>>>>

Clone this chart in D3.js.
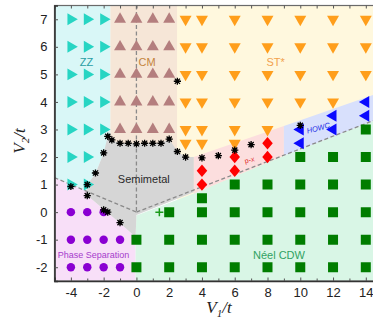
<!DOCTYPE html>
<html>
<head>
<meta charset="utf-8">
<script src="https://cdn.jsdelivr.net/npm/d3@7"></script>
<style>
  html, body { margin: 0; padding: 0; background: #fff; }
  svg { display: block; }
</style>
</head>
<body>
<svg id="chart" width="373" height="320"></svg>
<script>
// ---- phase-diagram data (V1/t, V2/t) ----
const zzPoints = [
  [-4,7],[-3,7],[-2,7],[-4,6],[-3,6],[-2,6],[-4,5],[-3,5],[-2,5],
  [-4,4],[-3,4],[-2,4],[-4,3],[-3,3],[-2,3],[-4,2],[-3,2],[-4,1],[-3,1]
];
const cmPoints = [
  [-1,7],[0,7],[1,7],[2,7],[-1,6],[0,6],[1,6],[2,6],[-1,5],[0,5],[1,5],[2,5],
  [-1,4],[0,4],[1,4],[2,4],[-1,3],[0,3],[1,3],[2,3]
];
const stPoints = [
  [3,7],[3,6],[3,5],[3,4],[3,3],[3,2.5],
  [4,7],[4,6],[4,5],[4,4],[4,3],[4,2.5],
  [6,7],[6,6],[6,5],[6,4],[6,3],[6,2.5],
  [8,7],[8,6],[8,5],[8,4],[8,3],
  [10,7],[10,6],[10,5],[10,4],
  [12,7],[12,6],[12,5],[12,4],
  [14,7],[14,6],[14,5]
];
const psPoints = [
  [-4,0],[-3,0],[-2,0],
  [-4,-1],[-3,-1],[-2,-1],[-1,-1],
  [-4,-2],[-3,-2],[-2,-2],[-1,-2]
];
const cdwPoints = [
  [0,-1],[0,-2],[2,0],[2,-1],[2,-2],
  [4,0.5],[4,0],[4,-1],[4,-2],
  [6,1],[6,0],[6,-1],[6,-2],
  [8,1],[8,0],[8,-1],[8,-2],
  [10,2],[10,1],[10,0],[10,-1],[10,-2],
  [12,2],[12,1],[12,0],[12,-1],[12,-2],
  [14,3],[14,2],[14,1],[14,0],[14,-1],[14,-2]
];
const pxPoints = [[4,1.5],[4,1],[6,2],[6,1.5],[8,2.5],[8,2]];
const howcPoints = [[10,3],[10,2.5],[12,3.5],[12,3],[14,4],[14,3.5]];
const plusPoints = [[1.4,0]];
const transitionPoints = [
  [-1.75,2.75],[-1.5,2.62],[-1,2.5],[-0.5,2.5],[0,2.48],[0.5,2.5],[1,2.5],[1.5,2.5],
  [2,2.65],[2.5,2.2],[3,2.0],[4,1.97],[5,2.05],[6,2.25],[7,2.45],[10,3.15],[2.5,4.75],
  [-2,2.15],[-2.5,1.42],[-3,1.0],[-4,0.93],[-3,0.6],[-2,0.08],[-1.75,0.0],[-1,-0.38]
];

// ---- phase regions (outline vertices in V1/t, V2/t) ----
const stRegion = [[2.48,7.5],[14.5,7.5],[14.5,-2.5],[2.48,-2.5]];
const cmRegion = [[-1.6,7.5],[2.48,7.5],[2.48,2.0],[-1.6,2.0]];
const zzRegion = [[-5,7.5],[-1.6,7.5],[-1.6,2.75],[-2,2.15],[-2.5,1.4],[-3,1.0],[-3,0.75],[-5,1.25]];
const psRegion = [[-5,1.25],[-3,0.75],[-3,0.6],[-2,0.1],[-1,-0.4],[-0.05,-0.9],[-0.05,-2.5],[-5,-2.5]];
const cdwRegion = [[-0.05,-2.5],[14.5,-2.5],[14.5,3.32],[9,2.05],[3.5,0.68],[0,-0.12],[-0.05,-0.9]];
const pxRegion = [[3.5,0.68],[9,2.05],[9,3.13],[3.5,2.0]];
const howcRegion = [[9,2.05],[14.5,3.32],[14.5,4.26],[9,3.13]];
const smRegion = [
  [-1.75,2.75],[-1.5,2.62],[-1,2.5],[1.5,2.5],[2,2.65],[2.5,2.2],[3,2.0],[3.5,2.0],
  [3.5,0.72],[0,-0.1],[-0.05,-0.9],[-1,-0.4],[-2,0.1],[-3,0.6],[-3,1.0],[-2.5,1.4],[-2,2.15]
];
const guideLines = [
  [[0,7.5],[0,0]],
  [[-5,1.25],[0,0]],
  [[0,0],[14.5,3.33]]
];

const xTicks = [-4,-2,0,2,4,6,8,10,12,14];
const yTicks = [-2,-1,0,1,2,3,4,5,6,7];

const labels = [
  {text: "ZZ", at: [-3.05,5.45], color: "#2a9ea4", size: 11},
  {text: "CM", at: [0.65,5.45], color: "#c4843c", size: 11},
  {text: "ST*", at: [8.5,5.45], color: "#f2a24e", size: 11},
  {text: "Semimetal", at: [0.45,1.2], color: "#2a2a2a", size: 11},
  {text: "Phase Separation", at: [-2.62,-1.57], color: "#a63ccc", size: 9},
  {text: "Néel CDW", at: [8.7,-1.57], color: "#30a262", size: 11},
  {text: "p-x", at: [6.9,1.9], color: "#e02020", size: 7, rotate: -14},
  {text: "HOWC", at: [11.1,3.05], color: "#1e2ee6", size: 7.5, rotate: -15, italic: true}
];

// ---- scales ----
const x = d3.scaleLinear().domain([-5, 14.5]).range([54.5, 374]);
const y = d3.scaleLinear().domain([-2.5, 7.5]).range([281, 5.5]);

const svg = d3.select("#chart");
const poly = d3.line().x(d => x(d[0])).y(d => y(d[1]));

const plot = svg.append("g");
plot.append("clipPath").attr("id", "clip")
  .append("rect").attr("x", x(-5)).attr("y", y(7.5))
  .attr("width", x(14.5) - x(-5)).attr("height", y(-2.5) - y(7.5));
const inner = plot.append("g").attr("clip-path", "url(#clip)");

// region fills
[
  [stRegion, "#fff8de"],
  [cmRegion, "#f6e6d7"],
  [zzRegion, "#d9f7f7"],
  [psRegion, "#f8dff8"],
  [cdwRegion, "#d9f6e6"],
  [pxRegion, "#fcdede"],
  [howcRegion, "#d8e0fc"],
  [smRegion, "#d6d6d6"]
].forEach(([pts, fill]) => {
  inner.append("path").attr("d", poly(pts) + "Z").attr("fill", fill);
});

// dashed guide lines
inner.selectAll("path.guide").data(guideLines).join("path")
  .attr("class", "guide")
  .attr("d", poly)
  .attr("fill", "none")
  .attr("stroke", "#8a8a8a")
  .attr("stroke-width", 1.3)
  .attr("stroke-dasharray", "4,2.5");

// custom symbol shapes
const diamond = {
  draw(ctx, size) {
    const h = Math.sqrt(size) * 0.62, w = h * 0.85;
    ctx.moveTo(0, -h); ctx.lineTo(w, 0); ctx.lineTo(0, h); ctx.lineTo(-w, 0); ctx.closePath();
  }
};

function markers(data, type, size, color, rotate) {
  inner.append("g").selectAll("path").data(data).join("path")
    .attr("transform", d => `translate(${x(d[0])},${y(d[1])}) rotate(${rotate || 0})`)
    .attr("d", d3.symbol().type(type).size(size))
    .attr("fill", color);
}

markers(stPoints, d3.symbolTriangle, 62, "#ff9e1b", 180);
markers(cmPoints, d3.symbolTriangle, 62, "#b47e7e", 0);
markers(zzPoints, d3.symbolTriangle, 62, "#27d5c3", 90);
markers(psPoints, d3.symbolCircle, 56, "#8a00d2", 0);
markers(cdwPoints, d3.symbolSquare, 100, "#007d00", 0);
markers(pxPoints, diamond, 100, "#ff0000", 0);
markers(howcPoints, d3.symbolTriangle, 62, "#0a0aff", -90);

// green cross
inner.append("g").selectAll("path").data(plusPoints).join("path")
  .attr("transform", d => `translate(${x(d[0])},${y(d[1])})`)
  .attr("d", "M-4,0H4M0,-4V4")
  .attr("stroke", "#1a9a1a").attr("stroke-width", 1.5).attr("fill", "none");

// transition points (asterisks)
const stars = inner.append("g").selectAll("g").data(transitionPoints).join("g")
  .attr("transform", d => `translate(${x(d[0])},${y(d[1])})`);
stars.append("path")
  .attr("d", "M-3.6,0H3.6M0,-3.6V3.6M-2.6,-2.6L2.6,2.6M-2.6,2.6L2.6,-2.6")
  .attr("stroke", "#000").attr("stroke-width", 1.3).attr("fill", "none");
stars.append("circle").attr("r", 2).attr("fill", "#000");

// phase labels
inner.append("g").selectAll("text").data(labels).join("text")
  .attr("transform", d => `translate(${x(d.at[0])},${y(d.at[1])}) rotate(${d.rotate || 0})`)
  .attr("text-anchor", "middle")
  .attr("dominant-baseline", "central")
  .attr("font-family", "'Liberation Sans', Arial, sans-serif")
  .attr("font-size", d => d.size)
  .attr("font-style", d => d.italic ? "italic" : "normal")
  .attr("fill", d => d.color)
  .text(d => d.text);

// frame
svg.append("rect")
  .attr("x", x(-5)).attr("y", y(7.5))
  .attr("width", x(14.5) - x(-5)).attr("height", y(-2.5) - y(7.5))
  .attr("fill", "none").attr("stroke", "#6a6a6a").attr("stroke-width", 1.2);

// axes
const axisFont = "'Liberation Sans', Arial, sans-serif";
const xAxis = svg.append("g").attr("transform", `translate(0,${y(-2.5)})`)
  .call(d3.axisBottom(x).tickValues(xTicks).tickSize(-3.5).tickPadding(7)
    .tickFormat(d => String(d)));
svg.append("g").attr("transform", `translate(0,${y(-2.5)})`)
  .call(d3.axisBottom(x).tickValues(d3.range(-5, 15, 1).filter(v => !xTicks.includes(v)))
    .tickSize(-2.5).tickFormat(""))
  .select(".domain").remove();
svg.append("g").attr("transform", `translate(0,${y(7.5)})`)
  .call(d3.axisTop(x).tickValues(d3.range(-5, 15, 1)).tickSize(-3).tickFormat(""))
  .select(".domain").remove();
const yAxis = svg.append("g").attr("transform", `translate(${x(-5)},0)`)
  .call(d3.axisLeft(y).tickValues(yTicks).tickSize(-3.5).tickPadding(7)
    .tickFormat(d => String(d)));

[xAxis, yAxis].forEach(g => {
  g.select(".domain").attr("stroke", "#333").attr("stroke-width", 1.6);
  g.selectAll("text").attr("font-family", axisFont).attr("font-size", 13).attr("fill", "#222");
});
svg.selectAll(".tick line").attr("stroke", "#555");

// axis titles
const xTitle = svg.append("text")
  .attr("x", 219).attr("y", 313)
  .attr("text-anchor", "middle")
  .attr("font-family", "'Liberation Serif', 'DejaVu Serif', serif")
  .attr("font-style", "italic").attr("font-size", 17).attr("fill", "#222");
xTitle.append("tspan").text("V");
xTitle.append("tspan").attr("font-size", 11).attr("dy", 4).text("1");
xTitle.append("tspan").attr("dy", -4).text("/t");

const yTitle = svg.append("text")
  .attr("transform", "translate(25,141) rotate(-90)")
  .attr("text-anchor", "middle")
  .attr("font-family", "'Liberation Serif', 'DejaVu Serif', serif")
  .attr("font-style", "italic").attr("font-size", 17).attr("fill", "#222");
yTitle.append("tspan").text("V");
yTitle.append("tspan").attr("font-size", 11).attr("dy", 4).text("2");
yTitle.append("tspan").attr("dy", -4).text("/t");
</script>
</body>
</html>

<<<<

-- GIVEN EXERCISE --
Identify lines with the string "chart". Copy each one.

-- RESULT OF THIS EXERCISE --
Clone this chart in D3.js.
<svg id="chart" width="373" height="320"></svg>
const svg = d3.select("#chart");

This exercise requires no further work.